++++ GIVEN DATA ++++
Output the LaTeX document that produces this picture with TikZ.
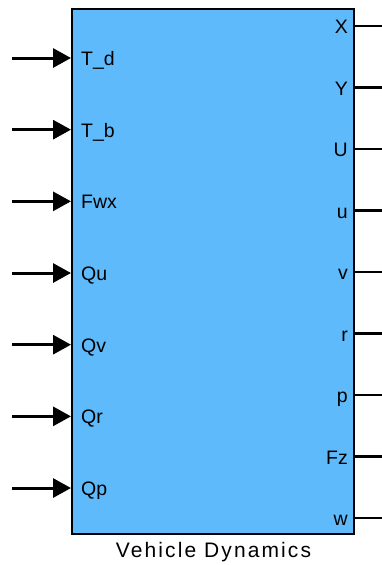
\documentclass[tikz,border=0pt]{standalone}
\usepackage{fontspec}
\setmainfont{Liberation Sans}
\usetikzlibrary{arrows.meta}
\definecolor{blockblue}{RGB}{94,186,250}
\begin{document}
\begin{tikzpicture}[x=1pt,y=-1pt,
  blockbox/.style={draw=black,line width=2.5pt,fill=blockblue,minimum width=282pt,minimum height=525pt,inner sep=0pt,outer sep=0pt},
  inarrow/.style={line width=3pt,-{Triangle[length=18pt,width=19pt]}},
  outline/.style={line width=2.2pt},
  inlab/.style={anchor=base west,inner sep=0pt,font=\fontsize{19.5}{20}\selectfont},
  outlab/.style={anchor=base east,inner sep=0pt,font=\fontsize{19.5}{20}\selectfont},
  titlelab/.style={anchor=base,inner sep=0pt,font=\fontsize{21}{22}\selectfont\addfontfeature{LetterSpace=10}}]
\useasboundingbox (0,0) rectangle (382,565);
\node[blockbox] (blk) at (213,271.5) {};
\node[titlelab] (title) at (213.5,557) {Vehicle Dynamics};
% inputs
\foreach \name [count=\i from 0] in {T\_d,T\_b,Fwx,Qu,Qv,Qr,Qp}{
  \pgfmathsetmacro{\yy}{58+71.67*\i}
  \coordinate (src\i) at (12,\yy);
  \coordinate (in\i) at (71,\yy);
  \draw[inarrow] (src\i) -- (in\i);
  \node[inlab] (inl\i) at (81,\yy+7.5) {\name};
}
% outputs
\foreach \name [count=\i from 0] in {X,Y,U,u,v,r,p,Fz,w}{
  \pgfmathsetmacro{\yy}{26+61.5*\i}
  \coordinate (out\i) at (354,\yy);
  \coordinate (dst\i) at (382,\yy);
  \draw[outline] (out\i) -- (dst\i);
  \node[outlab] (outl\i) at (348,\yy+7.5) {\name};
}
\end{tikzpicture}
\end{document}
++++
_GIVEN PROBLEM_
Restate the data above exactly, stripping out each image.

_WRITTEN RESPONSE_
Output the LaTeX document that produces this picture with TikZ.
\documentclass[tikz,border=0pt]{standalone}
\usepackage{fontspec}
\setmainfont{Liberation Sans}
\usetikzlibrary{arrows.meta}
\definecolor{blockblue}{RGB}{94,186,250}
\begin{document}
\begin{tikzpicture}[x=1pt,y=-1pt,
  blockbox/.style={draw=black,line width=2.5pt,fill=blockblue,minimum width=282pt,minimum height=525pt,inner sep=0pt,outer sep=0pt},
  inarrow/.style={line width=3pt,-{Triangle[length=18pt,width=19pt]}},
  outline/.style={line width=2.2pt},
  inlab/.style={anchor=base west,inner sep=0pt,font=\fontsize{19.5}{20}\selectfont},
  outlab/.style={anchor=base east,inner sep=0pt,font=\fontsize{19.5}{20}\selectfont},
  titlelab/.style={anchor=base,inner sep=0pt,font=\fontsize{21}{22}\selectfont\addfontfeature{LetterSpace=10}}]
\useasboundingbox (0,0) rectangle (382,565);
\node[blockbox] (blk) at (213,271.5) {};
\node[titlelab] (title) at (213.5,557) {Vehicle Dynamics};
% inputs
\foreach \name [count=\i from 0] in {T\_d,T\_b,Fwx,Qu,Qv,Qr,Qp}{
  \pgfmathsetmacro{\yy}{58+71.67*\i}
  \coordinate (src\i) at (12,\yy);
  \coordinate (in\i) at (71,\yy);
  \draw[inarrow] (src\i) -- (in\i);
  \node[inlab] (inl\i) at (81,\yy+7.5) {\name};
}
% outputs
\foreach \name [count=\i from 0] in {X,Y,U,u,v,r,p,Fz,w}{
  \pgfmathsetmacro{\yy}{26+61.5*\i}
  \coordinate (out\i) at (354,\yy);
  \coordinate (dst\i) at (382,\yy);
  \draw[outline] (out\i) -- (dst\i);
  \node[outlab] (outl\i) at (348,\yy+7.5) {\name};
}
\end{tikzpicture}
\end{document}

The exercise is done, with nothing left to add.